Tuesday, December 22, 2020

Gotham

 

theoutline.com

What is he writing about today?  Batman?  New York City?

Not quite.  The topic is much more mundane and in line with the Seinfedian “blog about nothing” description I have used for this blog.

Gotham is a font.  Yes, a font. 

In 8th grade, at my mother’s suggestion, I took a typing class.  We used manual typewriters for the most part.  There were a few sleek, state of the art, IBM Selectrics that we waited our turn to use.  Instead of a carriage that moved the paper with each key stroke and strike of a typebar, the very cool Selectric had a ball with the all the letters and symbols on it.  The ball would move across the paper twisting and striking the paper.  It was almost impossible to jam the Selectric the way the typebars could easily jam on all other typewriters.  An astonishing feature was that you could actually change the ball and have different fonts.  That was a great innovation and feature back then.

In reading about this now, there were many fonts available for typewriters.  The most common was Courier. I was thinking that Elite and Pica were fonts, but the terms referred to the letters per square inch.  Elite was a 12 letter per inch typeface whereas Pica was 10.

With the advent of personal computers and word processing software, the number of fonts available to the average user increased dramatically.  I was amazed by the variety and sizes available, even though I used essentially three almost 100% of the time.

My own favorite has evolved as Microsoft’s Office Suite has evolved.  At first, I used whatever the default was in Microsoft Word, Outlook, and PowerPoint.  At some time in the 1990s, I started playing around with fonts and settled on Helvetica.  I loved the sound of it.  Even better, I liked the look of it.  I used Helvetica for a number of years.

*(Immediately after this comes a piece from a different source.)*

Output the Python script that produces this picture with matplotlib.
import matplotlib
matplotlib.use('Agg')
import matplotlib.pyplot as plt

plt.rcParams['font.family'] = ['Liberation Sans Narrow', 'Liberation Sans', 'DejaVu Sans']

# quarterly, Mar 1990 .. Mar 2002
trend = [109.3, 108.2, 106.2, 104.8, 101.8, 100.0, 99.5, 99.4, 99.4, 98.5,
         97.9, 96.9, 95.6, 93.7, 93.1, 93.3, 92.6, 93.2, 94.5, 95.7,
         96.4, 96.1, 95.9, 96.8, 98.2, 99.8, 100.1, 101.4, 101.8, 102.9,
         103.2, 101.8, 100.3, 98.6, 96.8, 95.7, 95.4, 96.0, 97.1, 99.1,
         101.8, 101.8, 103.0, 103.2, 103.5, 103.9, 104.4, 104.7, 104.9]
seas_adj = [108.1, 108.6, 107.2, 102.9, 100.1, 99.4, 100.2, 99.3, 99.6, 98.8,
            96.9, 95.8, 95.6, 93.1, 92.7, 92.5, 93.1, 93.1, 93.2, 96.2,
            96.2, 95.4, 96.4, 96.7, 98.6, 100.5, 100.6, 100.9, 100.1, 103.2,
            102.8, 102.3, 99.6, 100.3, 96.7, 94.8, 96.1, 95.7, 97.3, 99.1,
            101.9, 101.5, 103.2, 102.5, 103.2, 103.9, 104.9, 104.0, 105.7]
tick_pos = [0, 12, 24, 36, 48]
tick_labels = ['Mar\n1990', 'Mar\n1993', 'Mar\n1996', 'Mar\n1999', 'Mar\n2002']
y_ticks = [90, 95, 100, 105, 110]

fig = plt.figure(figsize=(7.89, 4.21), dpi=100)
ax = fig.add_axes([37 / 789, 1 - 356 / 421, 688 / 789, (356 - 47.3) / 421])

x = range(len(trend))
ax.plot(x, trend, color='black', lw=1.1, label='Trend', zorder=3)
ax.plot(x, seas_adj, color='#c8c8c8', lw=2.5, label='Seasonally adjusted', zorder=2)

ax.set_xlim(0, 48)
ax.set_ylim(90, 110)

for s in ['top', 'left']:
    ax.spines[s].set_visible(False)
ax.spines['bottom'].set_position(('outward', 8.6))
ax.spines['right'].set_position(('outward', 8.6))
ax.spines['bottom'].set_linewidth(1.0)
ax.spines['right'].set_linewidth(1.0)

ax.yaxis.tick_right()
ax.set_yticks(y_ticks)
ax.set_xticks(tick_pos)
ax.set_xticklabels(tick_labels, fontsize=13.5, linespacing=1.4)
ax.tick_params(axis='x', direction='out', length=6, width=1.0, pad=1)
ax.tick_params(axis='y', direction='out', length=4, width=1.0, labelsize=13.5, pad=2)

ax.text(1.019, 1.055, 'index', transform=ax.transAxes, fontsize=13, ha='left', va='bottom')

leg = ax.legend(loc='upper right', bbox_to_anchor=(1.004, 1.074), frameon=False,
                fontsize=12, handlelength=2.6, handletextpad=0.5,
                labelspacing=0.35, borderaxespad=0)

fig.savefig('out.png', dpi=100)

But with updates to Microsoft Office, I noticed Ariel.  Perhaps frivolously because my daughter’s favorite movie ever was The Little Mermaid, I tried Ariel and liked it.  It was the default MS Word font and, honestly, I could not tell the difference between the it and Helvetica.  I would alternate between Ariel and Ariel Narrow for about twice as long as I used Helvetica.

 


With another update, the default font in MS Office became Calibri.  I kept overriding the default and sticking with Ariel and Ariel Narrow.  But with the passing of time, I started using Calibri… again exclusively.

So, why write about Gotham?

I had never even heard of it until I read a blog, How This One Font Took Over the World, by Rachel Hawley.  And, I was equally unaware of its popularity.  I was in the dark about simply because Gotham is not in the list of fonts available in MS Office.

The font was created in 2000 for Gentlemen’s Quarterly.  Per Hawley:

 

Gotham is everywhere, as the name of one of the Tumblr accounts dedicated to tracking its prevalence suggests, but how did it become so ubiquitous? How does a typeface take over so thoroughly in such a short period of time — and what do advertisers across every industry like so much about it?

 

The simplest answers are the technical ones. Gotham is a geometric sans serif — sans serif meaning it lacks the little feet in the corners of letters you’d see in a typeface like Times New Roman, and geometric alluding to the influence of basic shapes in its design. It has a high x-height, meaning that lowercase letters like x and e are comparably large, and its different weights — bold, thin, medium, et cetera — are very distinct from one another. All of this is to say that Gotham can be easily read from a distance on a billboard or sign, making it a natural choice for print advertising.

The list of businesses and political campaigns that use it is impressive.  From Saturday Night Live to Spotify, from the Obama Presidential Campaign (HOPE) to The Tribeca Film Festival.  It is a minimalist easy to read font.  But, it is not available in Microsoft Office.  A google search to determine what freely available font in the Office Suite is closest came up empty.  

 

 

     Everything about fonts has to do with readability.  Fonts are either monospaced (every character takes up the same amount of space) or proportional (the widths of the characters vary).  Courier is the only monospaced font discussed in this piece.  All the other fonts discussed here are proportional in the letters of the alphabet but monospaced for numbers making both easier to read. 

Another classification of font is if they are serifed and sans-serif.  A serif is “any of the short lines stemming from and at an angle to the upper and lower ends of the strokes of a letter” per merriam-webster.com.  Times New Roman and Courier are the only serifed font, the remaining are without or “sans” serif.  Most everyone agrees it is easier to read text in a proportional font.  Venerable newspapers (Wall Street Journal, New York Times, The Times – the UK paper for which Times New
Roman was created in 1931) use serifed fonts because they believe they are easier to read.  The creators of all the sans-serif fonts believe their fonts are read.  Where do I stand?  The smaller the font size, I believe a serifed font is easier to read.  The larger the font size favors the sans-serif fonts.

I think fonts are like fashion.  A style may become immensely popular and then, at some point, everyone tires of it and wants something different.  Right now, Gotham may indeed be everywhere… until something else replaces it.

 

Note:  The typeface I use in this blog is Verdana because I think it is more readable.  All the font graphics are from Wikipedia.